Heating and Regenerative Cooling Model for a Rotating Detonation Engine Designed for Upper Stage Performance

2019-08-02T19:17:44Z (GMT) by Timothy P Gurshin
Rotating detonation engines (RDE) have the potential to significantly advance the efficiency of chemical propulsion. They are approximately one order of magnitude shorter than constant pressure engines, a savings benefit that is especially important for upper stage engines. There are many challenges to advancing their technological readiness level, but one area this thesis attempts to help mitigate is the understanding of heat loads and the viability of regenerative jacket cooling.
A one-dimensional, steady-state heat transfer and regenerative cooling model for the upper stage RL10A-3-3A (RL10) engine is developed in MATLAB. This model considers forced convection in the boundary layer between the combustion product gases and the hot-gas-side wall, conduction through the wall, and forced convection in the boundary layer between the hydrogen coolant and coolant-side wall. Variable gas and coolant transport properties are utilized to increase physical accuracy. The model also quantifies pressure drop through the cooling channels due to wall friction. This allows for overall heat flux, and consequently hot-gas-side and coolant-side wall temperatures to be predicted along the length of the engine. Properties of the coolant can also be predicted including the jacket outlet temperature and pressure. These cooling circuit final parameters, temperature rise and pressure drop, were matched to a more detailed, three-dimensional, transient RL10 system model developed by NASA, thereby anchoring this model.
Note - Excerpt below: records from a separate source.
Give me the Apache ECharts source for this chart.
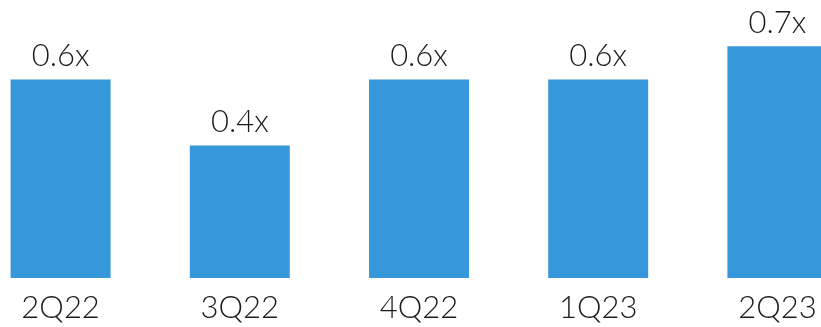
<!DOCTYPE html>
<html><head><meta charset="utf-8">
<script src="https://cdn.jsdelivr.net/npm/echarts@6/dist/echarts.min.js"></script>
<style>html,body{margin:0;padding:0;background:#fff}#c{width:821px;height:327px}</style>
</head><body><div id="c"></div>
<script>
const categories = ['2Q22', '3Q22', '4Q22', '1Q23', '2Q23'];
const values = [0.6, 0.4, 0.6, 0.6, 0.7];
const valueLabels = ['0.6x', '0.4x', '0.6x', '0.6x', '0.7x'];

const chart = echarts.init(document.getElementById('c'), null, {renderer: 'canvas'});
const font = 'Lato, "Liberation Sans", sans-serif';
chart.setOption({
  animation: false,
  grid: {left: -29, width: 896, top: 0, bottom: 49, containLabel: false, outerBoundsMode: 'none'},
  xAxis: {
    type: 'category', data: categories,
    axisLine: {show: false}, axisTick: {show: false}, splitLine: {show: false},
    axisLabel: {color: '#1a1a1a', fontSize: 31, fontFamily: font, fontWeight: 300, margin: 14}
  },
  yAxis: {type: 'value', min: 0, max: 0.84, show: false, splitLine: {show: false}},
  series: [{
    type: 'bar', data: values, barWidth: 100,
    itemStyle: {color: '#3698DB'},
    label: {
      show: true, position: 'top', distance: 8,
      color: '#1a1a1a', fontSize: 31, fontFamily: font, fontWeight: 300,
      formatter: p => valueLabels[p.dataIndex]
    }
  }]
});
</script></body></html>
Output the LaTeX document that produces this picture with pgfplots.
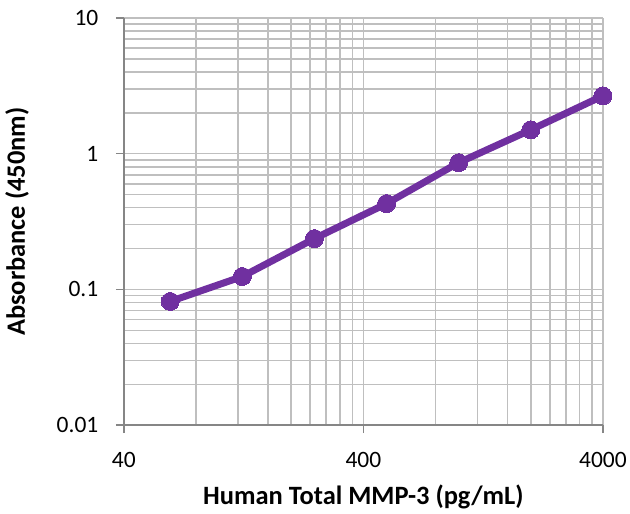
\documentclass[border=0pt]{standalone}
\usepackage{pgfplots}
\pgfplotsset{compat=1.18}
\usepackage{fontspec}
\setmainfont{Carlito}
\definecolor{mpurple}{RGB}{112,48,160}
\definecolor{gridc}{RGB}{191,191,191}
\definecolor{axc}{RGB}{134,134,134}
\begin{document}
\begin{tikzpicture}
\begin{axis}[
  scale only axis,
  width=480pt, height=408pt,
  xmode=log, ymode=log,
  xmin=40, xmax=4000, ymin=0.01, ymax=10,
  axis x line*=bottom, axis y line*=left,
  axis line style={axc, line width=1.5pt},
  xtick={40,400,4000}, xticklabels={40,400,4000},
  ytick={0.01,0.1,1,10}, yticklabels={0.01,0.1,1,10},
  minor xtick={80,120,160,200,240,280,320,360,800,1200,1600,2000,2400,2800,3200,3600},
  minor ytick={0.02,0.03,0.04,0.05,0.06,0.07,0.08,0.09,0.2,0.3,0.4,0.5,0.6,0.7,0.8,0.9,2,3,4,5,6,7,8,9},
  grid=both,
  major grid style={gridc, line width=1.5pt},
  minor grid style={gridc, line width=1.5pt},
  tick align=outside,
  major tick length=8pt, minor tick length=0pt,
  tick style={axc, line width=1.5pt},
  /pgf/number format/assume math mode=true,
  ticklabel style={font=\fontsize{23.5}{26}\selectfont, text=black},
  xticklabel style={yshift=-16pt},
  yticklabel style={xshift=-14pt},
  xlabel={\textbf{Human Total MMP-3 (pg/mL)}},
  ylabel={\textbf{Absorbance (450nm)}},
  label style={font=\fontsize{26.5}{30}\selectfont},
  xlabel style={at={(axis description cs:0.5,0)}, anchor=center, yshift=-72pt},
  ylabel style={at={(axis description cs:0,0.5)}, anchor=center, yshift=107pt},
  clip=false,
]
\addplot[mpurple, line width=7pt, mark=*, mark size=9pt, mark options={fill=mpurple, draw=mpurple, line width=0pt}] coordinates {
(62.5,0.0816) (125,0.1246) (250,0.237) (500,0.429) (1000,0.859) (2000,1.50) (4000,2.67)
};
\end{axis}
\path[use as bounding box] (-124pt,-88pt) rectangle (506pt,426pt);
\end{tikzpicture}
\end{document}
An RDE is designed to notionally meet the thrust level of RL10. Model design decisions are documented and explained, and a detailed comparison of the two engine geometries is made. The regenerative cooling model is adapted for the RDE considering such unique aspects as detonative heat flux and the centerbody/plug nozzle. Steady state heating and cooling analysis is performed on the RDE and the results are compared to RL10. Investigation into the effects of the RDE’s differing cooling jacket output conditions on the turbine are calculated and discussed.
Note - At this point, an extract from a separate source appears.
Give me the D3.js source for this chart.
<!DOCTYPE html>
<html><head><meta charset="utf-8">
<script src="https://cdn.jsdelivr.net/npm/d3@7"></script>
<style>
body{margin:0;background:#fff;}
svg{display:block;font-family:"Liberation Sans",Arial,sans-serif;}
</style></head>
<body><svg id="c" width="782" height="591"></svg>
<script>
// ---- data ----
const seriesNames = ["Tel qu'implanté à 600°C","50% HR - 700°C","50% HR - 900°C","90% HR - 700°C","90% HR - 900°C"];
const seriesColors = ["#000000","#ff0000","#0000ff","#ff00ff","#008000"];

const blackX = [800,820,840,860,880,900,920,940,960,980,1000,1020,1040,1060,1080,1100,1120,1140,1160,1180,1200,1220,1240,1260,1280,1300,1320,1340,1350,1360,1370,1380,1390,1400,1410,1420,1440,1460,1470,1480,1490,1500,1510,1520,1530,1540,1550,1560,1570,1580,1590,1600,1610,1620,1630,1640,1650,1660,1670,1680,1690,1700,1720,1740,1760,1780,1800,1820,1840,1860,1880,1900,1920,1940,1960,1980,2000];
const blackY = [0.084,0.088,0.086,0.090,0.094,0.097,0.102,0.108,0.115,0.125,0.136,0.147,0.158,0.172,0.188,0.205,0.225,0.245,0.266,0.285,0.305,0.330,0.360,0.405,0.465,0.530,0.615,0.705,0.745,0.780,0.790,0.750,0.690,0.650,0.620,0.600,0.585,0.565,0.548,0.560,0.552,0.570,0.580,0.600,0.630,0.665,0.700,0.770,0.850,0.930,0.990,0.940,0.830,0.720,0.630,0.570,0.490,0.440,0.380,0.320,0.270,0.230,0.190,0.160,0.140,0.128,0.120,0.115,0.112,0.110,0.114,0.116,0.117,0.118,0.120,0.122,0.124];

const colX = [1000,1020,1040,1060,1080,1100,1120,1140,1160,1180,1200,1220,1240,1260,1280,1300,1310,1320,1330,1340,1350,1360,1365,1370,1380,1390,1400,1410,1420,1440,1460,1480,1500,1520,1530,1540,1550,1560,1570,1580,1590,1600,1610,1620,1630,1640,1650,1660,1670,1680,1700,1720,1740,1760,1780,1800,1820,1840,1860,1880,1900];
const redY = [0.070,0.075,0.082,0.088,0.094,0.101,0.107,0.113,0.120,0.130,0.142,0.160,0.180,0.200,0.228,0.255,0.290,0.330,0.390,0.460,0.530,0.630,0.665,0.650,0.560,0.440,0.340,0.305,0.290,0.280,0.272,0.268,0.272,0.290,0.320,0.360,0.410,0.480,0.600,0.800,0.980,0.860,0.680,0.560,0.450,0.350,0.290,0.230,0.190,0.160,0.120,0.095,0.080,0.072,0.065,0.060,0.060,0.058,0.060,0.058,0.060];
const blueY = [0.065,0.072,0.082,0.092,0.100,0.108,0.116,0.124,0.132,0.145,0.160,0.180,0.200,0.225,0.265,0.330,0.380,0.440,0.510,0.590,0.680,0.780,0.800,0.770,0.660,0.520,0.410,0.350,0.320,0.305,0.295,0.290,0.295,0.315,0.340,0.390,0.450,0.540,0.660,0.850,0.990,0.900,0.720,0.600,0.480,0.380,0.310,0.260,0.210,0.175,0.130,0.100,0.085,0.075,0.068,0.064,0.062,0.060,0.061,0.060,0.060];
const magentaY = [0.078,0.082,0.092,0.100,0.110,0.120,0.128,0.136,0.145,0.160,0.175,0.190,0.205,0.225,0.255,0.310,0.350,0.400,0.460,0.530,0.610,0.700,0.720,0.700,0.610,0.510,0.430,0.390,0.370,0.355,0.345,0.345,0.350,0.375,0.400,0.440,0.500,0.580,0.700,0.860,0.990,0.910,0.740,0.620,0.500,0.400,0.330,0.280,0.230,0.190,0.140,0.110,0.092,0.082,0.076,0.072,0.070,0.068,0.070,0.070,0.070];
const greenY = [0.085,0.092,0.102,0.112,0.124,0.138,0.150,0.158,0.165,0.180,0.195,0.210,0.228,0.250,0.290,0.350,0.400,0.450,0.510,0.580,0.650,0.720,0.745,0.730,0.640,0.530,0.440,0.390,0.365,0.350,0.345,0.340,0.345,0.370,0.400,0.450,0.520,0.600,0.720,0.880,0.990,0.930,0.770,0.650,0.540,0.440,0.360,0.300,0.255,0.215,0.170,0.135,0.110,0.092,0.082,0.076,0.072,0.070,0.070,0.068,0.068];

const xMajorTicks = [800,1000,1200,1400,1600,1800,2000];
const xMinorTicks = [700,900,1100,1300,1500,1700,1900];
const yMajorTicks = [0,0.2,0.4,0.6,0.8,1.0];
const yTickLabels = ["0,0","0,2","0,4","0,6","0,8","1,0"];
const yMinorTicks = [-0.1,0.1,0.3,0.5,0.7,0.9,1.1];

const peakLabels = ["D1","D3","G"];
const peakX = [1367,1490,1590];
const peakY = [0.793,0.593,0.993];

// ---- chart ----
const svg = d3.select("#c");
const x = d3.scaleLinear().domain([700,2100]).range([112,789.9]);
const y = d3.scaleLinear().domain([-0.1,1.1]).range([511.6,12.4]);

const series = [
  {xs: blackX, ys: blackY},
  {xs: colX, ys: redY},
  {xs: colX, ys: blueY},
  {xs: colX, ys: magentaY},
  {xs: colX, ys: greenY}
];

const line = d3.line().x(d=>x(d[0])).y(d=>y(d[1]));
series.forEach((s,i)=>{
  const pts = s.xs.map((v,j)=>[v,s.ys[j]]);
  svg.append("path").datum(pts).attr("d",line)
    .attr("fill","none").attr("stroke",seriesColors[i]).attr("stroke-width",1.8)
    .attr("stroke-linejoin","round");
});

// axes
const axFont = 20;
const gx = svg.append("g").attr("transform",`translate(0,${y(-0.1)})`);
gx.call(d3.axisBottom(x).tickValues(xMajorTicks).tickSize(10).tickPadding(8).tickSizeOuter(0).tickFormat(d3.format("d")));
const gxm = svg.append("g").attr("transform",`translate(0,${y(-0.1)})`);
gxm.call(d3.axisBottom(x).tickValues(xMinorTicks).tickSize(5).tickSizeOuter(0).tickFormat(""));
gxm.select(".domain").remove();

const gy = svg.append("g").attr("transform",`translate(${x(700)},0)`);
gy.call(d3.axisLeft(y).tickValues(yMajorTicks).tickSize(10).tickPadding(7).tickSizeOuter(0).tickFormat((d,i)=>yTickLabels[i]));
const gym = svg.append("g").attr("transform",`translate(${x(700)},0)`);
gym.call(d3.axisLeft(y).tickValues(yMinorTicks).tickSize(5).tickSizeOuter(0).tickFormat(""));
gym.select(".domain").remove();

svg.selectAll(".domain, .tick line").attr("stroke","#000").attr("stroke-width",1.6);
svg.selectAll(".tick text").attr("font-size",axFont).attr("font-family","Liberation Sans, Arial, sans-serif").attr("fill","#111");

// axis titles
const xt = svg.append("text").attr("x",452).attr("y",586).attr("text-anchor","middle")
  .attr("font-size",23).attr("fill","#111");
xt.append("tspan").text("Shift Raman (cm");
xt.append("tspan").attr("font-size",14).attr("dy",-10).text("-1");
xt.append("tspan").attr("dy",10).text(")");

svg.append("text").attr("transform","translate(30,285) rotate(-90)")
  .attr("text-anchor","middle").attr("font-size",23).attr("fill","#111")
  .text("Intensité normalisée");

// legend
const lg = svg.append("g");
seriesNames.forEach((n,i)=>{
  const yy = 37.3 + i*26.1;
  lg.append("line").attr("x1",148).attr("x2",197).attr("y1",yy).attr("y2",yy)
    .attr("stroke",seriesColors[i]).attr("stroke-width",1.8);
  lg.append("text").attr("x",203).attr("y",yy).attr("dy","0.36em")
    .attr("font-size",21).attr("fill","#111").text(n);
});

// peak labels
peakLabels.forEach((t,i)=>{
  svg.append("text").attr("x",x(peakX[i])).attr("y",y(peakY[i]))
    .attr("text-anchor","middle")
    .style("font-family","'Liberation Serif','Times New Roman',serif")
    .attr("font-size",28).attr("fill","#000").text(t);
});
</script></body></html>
Appendix analyses consider more realistic detonative heat flux approximations according to recent RDE calorimetry studies and the effect of altering detonation chamber heat flux.
Even with the conservative assumption of throat-level heat flux everywhere in the RDE’s annular combustion chamber, regenerative jacket cooling shows promise as a means of thermal survival. Wall temperatures are reasonable, coolant temperature rise is lower, and coolant pressure drop is lower. The reduced temperature rise presents the new challenge of correctly powering the turbine since the incoming coolant is less energized. Further studies should also look at channel optimization specific to the RDE to maximize cooling performance and ease of system integration.